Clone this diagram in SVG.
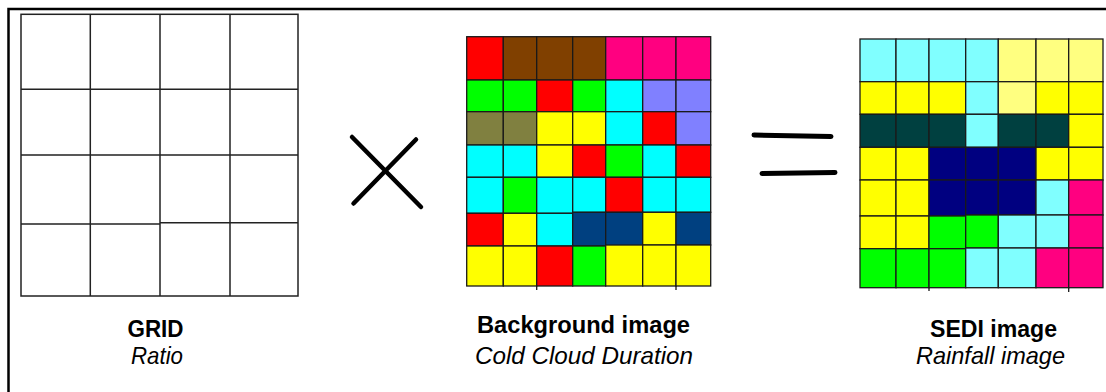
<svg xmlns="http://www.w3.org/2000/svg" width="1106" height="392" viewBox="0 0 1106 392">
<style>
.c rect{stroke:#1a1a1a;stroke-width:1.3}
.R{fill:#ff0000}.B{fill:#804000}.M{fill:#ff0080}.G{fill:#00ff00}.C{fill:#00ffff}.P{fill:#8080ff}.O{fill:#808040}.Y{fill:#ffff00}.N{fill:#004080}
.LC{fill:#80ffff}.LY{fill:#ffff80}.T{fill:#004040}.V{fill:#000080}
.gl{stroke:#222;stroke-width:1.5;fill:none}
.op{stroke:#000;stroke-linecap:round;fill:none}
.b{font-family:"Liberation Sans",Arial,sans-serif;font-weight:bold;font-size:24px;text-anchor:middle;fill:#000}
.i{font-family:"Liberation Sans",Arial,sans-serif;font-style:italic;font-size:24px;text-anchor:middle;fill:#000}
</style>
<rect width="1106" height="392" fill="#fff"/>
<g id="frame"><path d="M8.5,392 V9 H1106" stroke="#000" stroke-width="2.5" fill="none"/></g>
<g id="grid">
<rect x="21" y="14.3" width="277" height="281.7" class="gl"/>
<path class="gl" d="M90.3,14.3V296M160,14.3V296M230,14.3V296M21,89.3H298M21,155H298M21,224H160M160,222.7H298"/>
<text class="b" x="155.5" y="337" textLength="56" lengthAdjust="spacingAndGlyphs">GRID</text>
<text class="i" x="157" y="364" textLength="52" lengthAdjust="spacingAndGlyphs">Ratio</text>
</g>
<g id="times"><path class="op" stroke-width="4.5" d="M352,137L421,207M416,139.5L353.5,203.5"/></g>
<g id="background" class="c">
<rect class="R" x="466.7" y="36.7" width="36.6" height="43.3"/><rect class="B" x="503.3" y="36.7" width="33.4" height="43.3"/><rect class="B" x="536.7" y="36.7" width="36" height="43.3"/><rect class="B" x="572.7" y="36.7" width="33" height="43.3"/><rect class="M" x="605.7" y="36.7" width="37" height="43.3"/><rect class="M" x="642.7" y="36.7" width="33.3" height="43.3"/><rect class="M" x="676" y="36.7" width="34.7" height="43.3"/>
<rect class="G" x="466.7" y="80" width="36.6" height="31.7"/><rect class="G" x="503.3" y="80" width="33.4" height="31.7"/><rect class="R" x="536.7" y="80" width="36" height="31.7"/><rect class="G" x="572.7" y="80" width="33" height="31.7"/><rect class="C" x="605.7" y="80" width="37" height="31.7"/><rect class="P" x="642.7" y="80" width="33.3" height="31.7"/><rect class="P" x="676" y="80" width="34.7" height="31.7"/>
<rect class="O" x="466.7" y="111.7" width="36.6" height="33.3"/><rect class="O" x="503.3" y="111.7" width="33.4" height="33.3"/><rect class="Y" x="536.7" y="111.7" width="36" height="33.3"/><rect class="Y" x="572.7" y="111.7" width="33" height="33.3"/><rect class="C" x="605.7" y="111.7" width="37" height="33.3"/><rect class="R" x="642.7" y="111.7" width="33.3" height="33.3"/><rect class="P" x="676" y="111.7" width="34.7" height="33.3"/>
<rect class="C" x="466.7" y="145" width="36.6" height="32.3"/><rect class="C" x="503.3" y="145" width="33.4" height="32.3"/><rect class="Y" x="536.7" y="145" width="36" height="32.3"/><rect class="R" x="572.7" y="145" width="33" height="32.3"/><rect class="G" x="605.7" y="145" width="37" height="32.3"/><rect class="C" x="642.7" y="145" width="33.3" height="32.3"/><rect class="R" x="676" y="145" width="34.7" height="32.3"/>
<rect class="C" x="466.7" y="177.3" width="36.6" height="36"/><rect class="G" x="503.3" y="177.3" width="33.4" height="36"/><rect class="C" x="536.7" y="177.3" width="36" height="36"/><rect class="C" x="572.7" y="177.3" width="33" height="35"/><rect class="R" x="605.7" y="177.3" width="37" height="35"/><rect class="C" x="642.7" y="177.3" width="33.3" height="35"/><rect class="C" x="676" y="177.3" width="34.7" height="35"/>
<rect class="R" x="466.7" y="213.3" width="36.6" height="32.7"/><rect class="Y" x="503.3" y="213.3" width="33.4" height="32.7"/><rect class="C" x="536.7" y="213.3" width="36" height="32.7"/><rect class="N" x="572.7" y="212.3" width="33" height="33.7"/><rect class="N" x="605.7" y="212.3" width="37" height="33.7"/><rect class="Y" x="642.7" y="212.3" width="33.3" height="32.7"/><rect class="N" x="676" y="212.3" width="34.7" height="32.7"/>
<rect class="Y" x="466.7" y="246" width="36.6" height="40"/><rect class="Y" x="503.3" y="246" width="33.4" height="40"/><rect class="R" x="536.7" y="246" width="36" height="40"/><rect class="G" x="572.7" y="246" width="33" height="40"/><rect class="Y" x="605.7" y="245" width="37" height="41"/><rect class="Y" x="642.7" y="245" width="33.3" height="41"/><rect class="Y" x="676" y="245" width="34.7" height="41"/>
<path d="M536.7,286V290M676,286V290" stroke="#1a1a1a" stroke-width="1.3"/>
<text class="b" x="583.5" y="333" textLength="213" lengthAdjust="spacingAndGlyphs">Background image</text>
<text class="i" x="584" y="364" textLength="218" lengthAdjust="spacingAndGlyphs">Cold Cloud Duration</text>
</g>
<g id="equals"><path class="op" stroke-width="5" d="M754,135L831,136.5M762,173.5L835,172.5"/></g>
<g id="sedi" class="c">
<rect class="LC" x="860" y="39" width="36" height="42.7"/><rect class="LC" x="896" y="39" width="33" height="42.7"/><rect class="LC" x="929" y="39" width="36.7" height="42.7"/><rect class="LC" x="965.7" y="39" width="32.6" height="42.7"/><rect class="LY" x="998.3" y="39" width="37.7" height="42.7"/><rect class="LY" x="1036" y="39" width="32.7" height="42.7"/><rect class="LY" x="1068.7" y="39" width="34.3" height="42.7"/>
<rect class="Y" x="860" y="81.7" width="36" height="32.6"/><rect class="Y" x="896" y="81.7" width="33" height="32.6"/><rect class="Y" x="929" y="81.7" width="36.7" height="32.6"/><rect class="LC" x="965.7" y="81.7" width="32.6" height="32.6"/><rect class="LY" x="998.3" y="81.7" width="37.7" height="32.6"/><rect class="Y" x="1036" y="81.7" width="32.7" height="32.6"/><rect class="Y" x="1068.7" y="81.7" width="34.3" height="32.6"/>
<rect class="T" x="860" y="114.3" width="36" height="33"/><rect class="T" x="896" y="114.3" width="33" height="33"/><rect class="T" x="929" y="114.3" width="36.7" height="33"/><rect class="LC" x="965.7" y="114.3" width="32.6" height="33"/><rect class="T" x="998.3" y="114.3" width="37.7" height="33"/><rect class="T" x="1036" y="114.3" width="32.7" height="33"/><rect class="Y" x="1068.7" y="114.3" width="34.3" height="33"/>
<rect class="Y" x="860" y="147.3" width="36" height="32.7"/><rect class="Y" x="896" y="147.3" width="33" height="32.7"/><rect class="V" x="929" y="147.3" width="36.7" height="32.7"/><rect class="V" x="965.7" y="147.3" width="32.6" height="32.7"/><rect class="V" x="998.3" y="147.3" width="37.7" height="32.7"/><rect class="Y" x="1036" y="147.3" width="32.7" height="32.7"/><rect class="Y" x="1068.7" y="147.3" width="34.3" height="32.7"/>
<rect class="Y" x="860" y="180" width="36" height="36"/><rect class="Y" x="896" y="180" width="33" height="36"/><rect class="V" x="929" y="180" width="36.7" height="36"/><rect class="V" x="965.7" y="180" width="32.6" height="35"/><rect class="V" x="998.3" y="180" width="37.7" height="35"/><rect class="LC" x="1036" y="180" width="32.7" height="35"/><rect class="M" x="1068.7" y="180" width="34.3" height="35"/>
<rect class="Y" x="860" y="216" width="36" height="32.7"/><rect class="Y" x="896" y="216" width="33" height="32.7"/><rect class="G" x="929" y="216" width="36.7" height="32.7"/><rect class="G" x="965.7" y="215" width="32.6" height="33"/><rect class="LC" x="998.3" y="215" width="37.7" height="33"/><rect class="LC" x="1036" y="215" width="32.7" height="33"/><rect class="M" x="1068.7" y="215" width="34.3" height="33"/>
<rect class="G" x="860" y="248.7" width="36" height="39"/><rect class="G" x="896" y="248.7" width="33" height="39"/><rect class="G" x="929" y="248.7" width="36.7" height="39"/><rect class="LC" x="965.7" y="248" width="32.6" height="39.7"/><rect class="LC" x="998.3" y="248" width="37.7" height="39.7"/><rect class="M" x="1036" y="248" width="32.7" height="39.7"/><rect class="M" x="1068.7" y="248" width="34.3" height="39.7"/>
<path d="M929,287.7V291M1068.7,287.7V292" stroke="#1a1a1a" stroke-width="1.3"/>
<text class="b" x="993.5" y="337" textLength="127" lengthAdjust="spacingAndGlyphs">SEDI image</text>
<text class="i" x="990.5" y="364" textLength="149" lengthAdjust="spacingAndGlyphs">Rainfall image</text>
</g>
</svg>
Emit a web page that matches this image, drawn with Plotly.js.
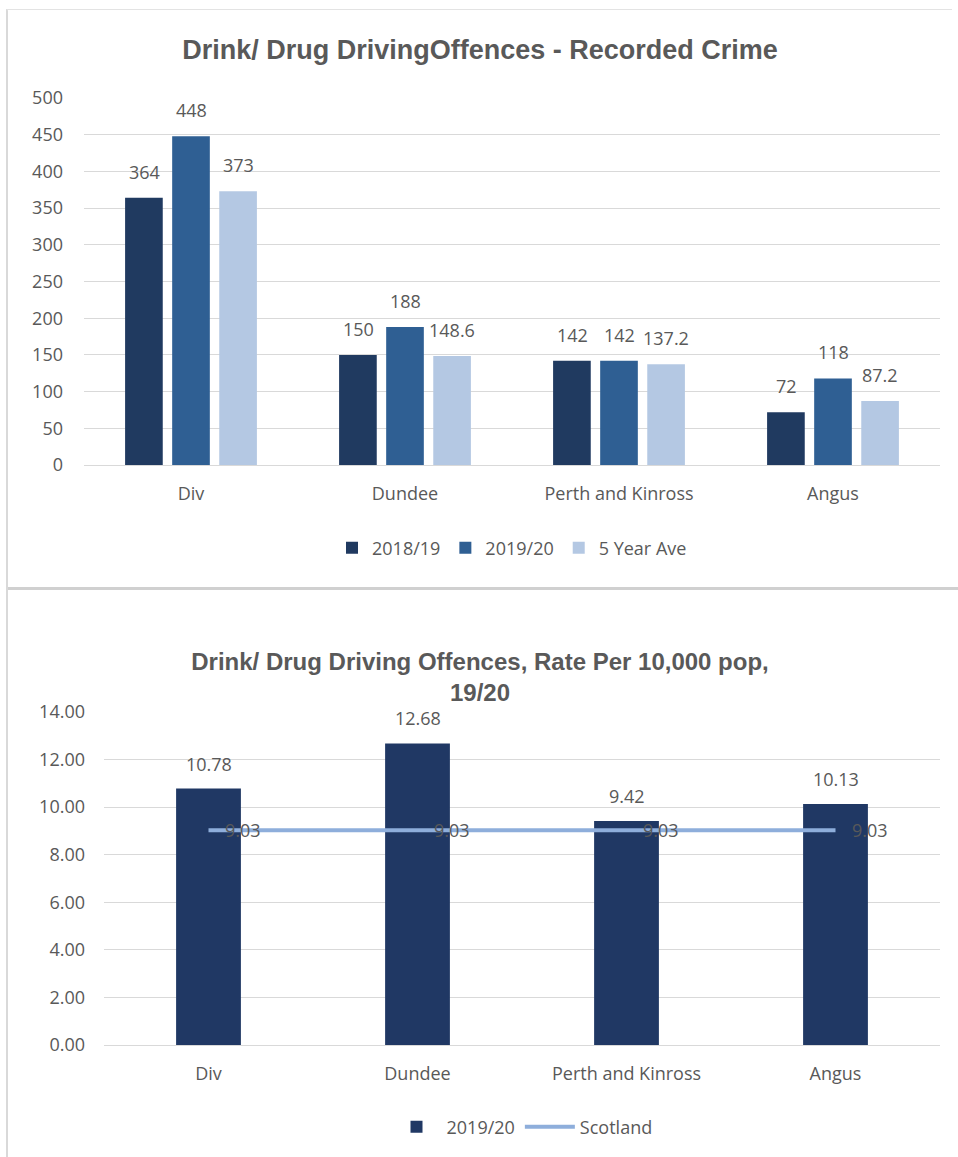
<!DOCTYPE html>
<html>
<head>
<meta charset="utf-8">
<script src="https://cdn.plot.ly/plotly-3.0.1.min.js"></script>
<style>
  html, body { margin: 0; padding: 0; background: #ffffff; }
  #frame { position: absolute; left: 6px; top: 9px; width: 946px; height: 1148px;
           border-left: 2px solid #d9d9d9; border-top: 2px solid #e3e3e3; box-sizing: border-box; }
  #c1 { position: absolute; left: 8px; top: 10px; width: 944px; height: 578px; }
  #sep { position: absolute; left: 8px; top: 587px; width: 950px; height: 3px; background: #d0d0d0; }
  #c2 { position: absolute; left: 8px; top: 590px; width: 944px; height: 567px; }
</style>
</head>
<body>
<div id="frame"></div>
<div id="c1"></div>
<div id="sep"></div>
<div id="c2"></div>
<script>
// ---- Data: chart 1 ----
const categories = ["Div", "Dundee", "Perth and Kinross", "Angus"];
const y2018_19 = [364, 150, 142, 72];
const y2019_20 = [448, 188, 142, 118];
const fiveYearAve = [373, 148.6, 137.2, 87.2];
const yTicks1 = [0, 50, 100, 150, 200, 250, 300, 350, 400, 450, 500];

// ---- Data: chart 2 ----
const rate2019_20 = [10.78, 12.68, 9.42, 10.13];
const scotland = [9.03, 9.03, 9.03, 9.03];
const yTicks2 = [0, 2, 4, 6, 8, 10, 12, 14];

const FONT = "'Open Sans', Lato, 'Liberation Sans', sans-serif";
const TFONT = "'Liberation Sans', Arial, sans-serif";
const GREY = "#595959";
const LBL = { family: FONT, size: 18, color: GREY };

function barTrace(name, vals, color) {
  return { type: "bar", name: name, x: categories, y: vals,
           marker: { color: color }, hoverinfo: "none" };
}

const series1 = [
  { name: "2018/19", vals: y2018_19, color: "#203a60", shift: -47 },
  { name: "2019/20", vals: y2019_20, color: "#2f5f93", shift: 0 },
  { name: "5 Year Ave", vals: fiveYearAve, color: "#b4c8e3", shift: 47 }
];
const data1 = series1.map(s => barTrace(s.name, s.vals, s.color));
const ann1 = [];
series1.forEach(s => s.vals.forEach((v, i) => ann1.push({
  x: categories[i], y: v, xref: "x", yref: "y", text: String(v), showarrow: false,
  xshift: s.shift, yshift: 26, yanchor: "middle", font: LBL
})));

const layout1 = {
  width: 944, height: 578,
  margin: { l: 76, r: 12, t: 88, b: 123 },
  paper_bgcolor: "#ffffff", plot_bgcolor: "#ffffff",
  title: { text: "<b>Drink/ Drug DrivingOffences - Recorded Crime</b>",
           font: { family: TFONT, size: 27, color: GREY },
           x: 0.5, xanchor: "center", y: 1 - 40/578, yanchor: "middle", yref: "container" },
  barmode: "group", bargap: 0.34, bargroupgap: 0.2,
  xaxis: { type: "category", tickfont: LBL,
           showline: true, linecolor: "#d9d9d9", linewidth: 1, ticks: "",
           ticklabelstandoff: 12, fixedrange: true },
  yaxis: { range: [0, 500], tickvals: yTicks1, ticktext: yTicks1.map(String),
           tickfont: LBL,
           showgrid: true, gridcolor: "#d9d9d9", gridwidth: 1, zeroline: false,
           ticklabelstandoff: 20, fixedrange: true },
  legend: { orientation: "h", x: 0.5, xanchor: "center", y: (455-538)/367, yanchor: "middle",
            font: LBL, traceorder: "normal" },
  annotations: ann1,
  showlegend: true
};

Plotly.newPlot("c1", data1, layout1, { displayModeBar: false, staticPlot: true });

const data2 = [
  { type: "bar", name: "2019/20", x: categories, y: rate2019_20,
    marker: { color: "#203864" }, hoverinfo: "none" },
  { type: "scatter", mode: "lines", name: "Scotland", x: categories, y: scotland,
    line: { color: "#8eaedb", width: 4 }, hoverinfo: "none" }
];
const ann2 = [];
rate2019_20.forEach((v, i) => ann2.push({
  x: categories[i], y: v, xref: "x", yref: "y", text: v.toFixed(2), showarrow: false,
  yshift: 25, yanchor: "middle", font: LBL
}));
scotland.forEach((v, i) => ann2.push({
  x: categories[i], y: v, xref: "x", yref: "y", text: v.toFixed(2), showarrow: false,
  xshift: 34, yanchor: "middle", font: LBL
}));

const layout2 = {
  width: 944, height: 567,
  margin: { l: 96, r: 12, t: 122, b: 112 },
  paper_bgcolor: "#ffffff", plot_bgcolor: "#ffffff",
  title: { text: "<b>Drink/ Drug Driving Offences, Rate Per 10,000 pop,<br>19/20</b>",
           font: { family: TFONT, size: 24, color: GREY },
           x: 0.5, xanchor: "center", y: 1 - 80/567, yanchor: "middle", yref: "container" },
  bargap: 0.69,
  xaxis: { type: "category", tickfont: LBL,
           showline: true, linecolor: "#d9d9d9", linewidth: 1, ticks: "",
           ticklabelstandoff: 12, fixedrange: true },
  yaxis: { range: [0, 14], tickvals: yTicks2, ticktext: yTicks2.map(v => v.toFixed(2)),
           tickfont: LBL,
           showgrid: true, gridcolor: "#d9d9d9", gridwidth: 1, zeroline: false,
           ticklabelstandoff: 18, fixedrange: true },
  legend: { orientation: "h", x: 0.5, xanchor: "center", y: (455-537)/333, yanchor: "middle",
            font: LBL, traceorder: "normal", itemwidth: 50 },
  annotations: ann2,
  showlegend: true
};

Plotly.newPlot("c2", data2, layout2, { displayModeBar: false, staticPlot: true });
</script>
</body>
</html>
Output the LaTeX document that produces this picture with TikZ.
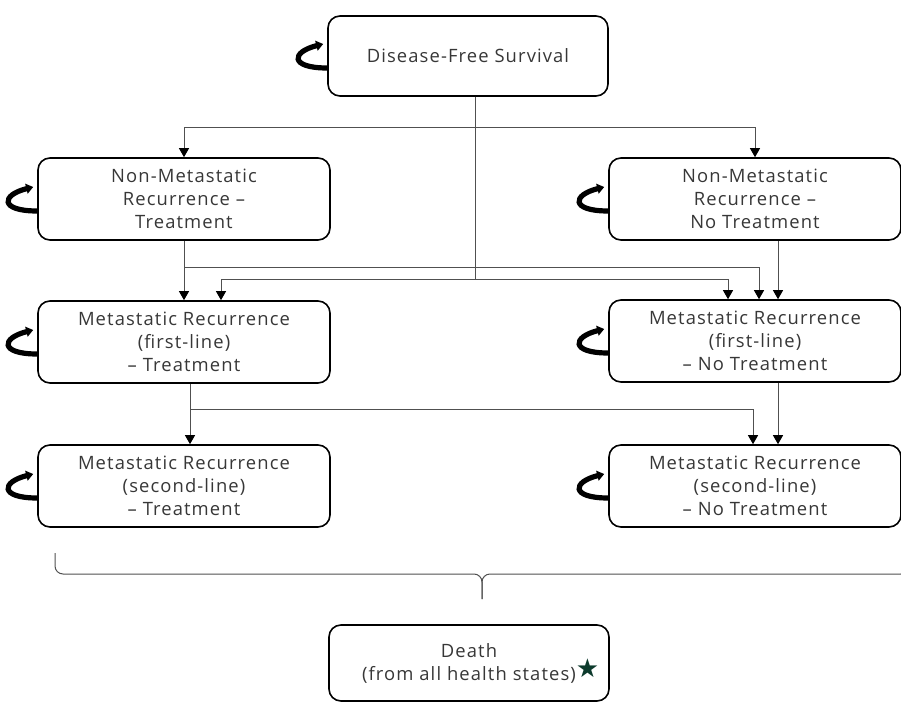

* [Exercise details]
Only the lines from the one holding "Emit a web page" to the one holding "const yTicks2 = [0, 2, 4, 6, 8, 10, 12, 14];" should be returned, both included and exactly as written, with no pictures.

* [Answer for the task]
Emit a web page that matches this image, drawn with Plotly.js.
<!DOCTYPE html>
<html>
<head>
<meta charset="utf-8">
<script src="https://cdn.plot.ly/plotly-3.0.1.min.js"></script>
<style>
  html, body { margin: 0; padding: 0; background: #ffffff; }
  #frame { position: absolute; left: 6px; top: 9px; width: 946px; height: 1148px;
           border-left: 2px solid #d9d9d9; border-top: 2px solid #e3e3e3; box-sizing: border-box; }
  #c1 { position: absolute; left: 8px; top: 10px; width: 944px; height: 578px; }
  #sep { position: absolute; left: 8px; top: 587px; width: 950px; height: 3px; background: #d0d0d0; }
  #c2 { position: absolute; left: 8px; top: 590px; width: 944px; height: 567px; }
</style>
</head>
<body>
<div id="frame"></div>
<div id="c1"></div>
<div id="sep"></div>
<div id="c2"></div>
<script>
// ---- Data: chart 1 ----
const categories = ["Div", "Dundee", "Perth and Kinross", "Angus"];
const y2018_19 = [364, 150, 142, 72];
const y2019_20 = [448, 188, 142, 118];
const fiveYearAve = [373, 148.6, 137.2, 87.2];
const yTicks1 = [0, 50, 100, 150, 200, 250, 300, 350, 400, 450, 500];

// ---- Data: chart 2 ----
const rate2019_20 = [10.78, 12.68, 9.42, 10.13];
const scotland = [9.03, 9.03, 9.03, 9.03];
const yTicks2 = [0, 2, 4, 6, 8, 10, 12, 14];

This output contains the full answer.